Date: 2024-05-21 07:06 pm (UTC)
methylethyl: (Default)
From: [personal profile] methylethyl
I don't think it could possibly be any worse than it is now. We've been trying to buy a house for two years already, made four or five offers, and every time-- blasted out of the water by investors making cash offers above asking, no inspection. We could borrow more, and maybe outbid them. The bank would loan us the money. But it would not be financially responsible of us to take on that much debt. We'd lose the house the first time it needed a new roof.

So.

I've been keeping tabs on the reddit real estate investing subs lately trying to figure out how all that financing gimmickry works-- like, it drives me bonkers that people who want to buy a house and flip it or rent it out, have access to completely different types of financing than people who just want to buy a house to live in, and I *need* to understand how this works, or the walls close in and hope departs.

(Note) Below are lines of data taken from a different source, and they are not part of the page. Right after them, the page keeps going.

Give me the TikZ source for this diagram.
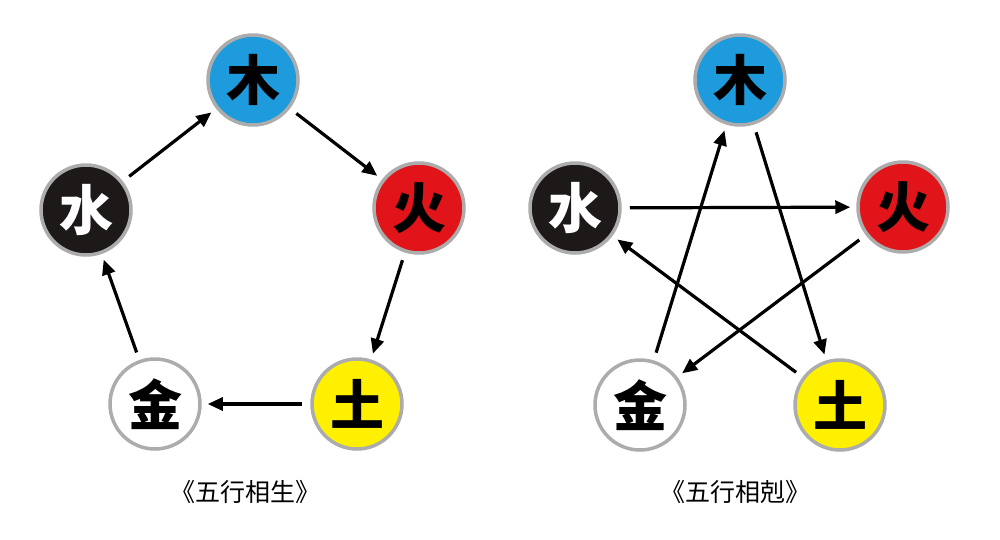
\documentclass[tikz,border=0pt]{standalone}
\usepackage{fontspec}
\newfontfamily\cjk{Noto Sans CJK SC}[BoldFont={* Black}]
\usetikzlibrary{arrows.meta}
\begin{document}
\begin{tikzpicture}[x=1pt,y=-1pt,
  el/.style={circle,draw=gray!65,line width=3.5pt,minimum size=90pt,inner sep=0pt,font=\cjk\bfseries\fontsize{54}{54}\selectfont},
  arr/.style={line width=3.2pt,-{Triangle[length=15pt,width=13pt]},shorten <=8pt,shorten >=6pt},
  captxt/.style={font=\cjk\fontsize{25}{25}\selectfont}]
\useasboundingbox (0,0) rectangle (1000,539);
\definecolor{wblue}{RGB}{30,155,220}
\definecolor{wred}{RGB}{225,20,25}
\definecolor{wyel}{RGB}{255,240,0}
\definecolor{wblk}{RGB}{30,25,25}
% left
\node[el,fill=wblue] (a1) at (253,80) {木};
\node[el,fill=wred] (a2) at (419,208) {火};
\node[el,fill=wyel] (a3) at (357,404) {土};
\node[el,fill=white] (a4) at (155,404) {金};
\node[el,fill=wblk,text=white] (a5) at (86,210) {水};
\draw[arr] (a5) -- (a1);
\draw[arr] (a1) -- (a2);
\draw[arr] (a2) -- (a3);
\draw[arr] (a3) -- (a4);
\draw[arr] (a4) -- (a5);
\node[captxt] (c1) at (245,492) {《五行相生》};
% right
\node[el,fill=wblue] (b1) at (740,80) {木};
\node[el,fill=wred] (b2) at (903,207) {火};
\node[el,fill=wyel] (b3) at (840,405) {土};
\node[el,fill=white] (b4) at (640,405) {金};
\node[el,fill=wblk,text=white] (b5) at (575,208) {水};
\draw[arr] (b1) -- (b3);
\draw[arr] (b3) -- (b5);
\draw[arr] (b5) -- (b2);
\draw[arr] (b2) -- (b4);
\draw[arr] (b4) -- (b1);
\node[captxt] (c2) at (735,492) {《五行相剋》};
\end{tikzpicture}
\end{document}
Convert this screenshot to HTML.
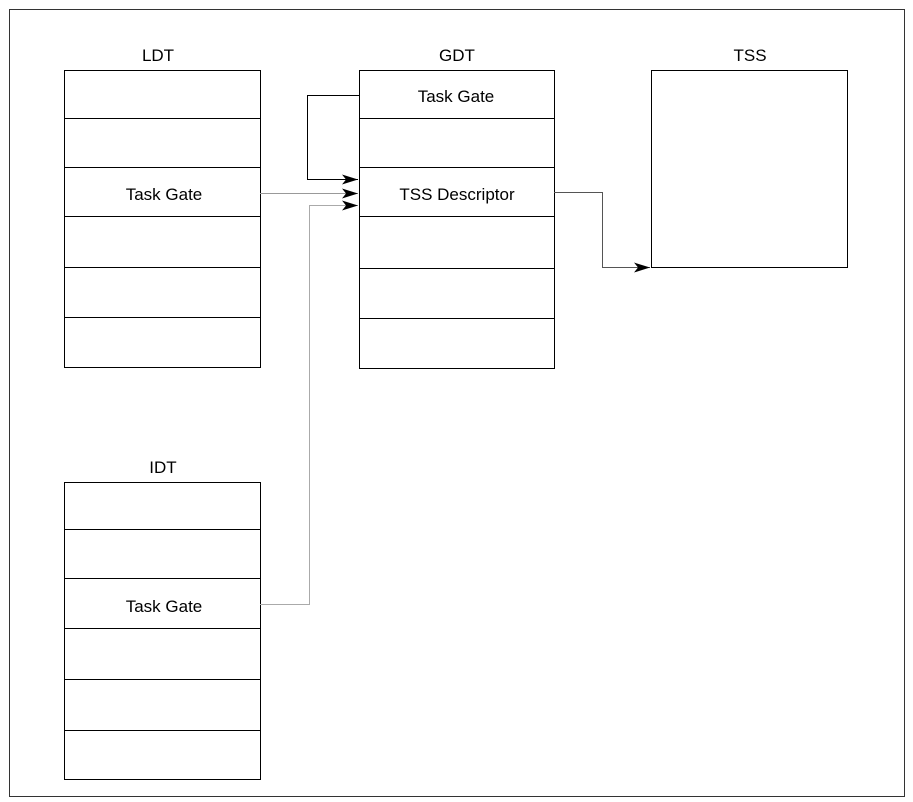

And this is not all being driven by the big firms. The pricing is driven by them, but the rush into REI is also a lot of just-some-dude types who've decided that being a landlord is the next Bitcoin. They're going into serious debt to do this, and counting on being able to collect enough rent to make a profit and service multiple high-interest loans, which is why rents are getting so ridiculous. That's not going to last in a declining economy, and as soon as we reach a critical mass of people not being able to afford the rent anymore, the whole thing tips over into the canyon. As Charles Hugh Smith points out, repeatedly, the working class is already up against the wall. We are paying as much as we can possibly pay for rent already. There's no squeezing out more, and groceries aren't getting any cheaper. So at some point very soon, a lot of us are going to lose the ability to keep paying, and either end up homeless or move into Uncle Bob's garage-- and then nobody will be paying rent on that dwelling. They're so heavily leveraged that lowering the rent isn't an option: they wouldn't be able to service the loan. The avalanche happens when these guys start defaulting. And they will: what they're doing is radically unsustainable. There'll likely be a little hang-time where everybody's hanging on for dear life, hoping things turn around. After that, only the big investors will still be in the market, the small fry cash investors will not be lining up to get burned again very soon. And they are the ones crowding us out of the market where we live. That might not be true of places where the big companies are heavily involved, like Atlanta and Charlotte, but it'll be enough in a lot of places, for regular people to finally afford a home. I think. I hope.

(no subject)

Date: 2024-05-19 03:45 pm (UTC)
methylethyl: (Default)
From: [personal profile] methylethyl
We've been out there looking since 2020. Made four offers on houses that were reasonable. Every offer fell through as we were outbid by investors who could overpay and offer cash without inspection. Most recent offer less than six months ago. At least in our area, this is definitely not over yet.

I think we may have peaked already, but there's a lag where people try to hang onto their "investments". The real excitement happens when the bankruptcies get going.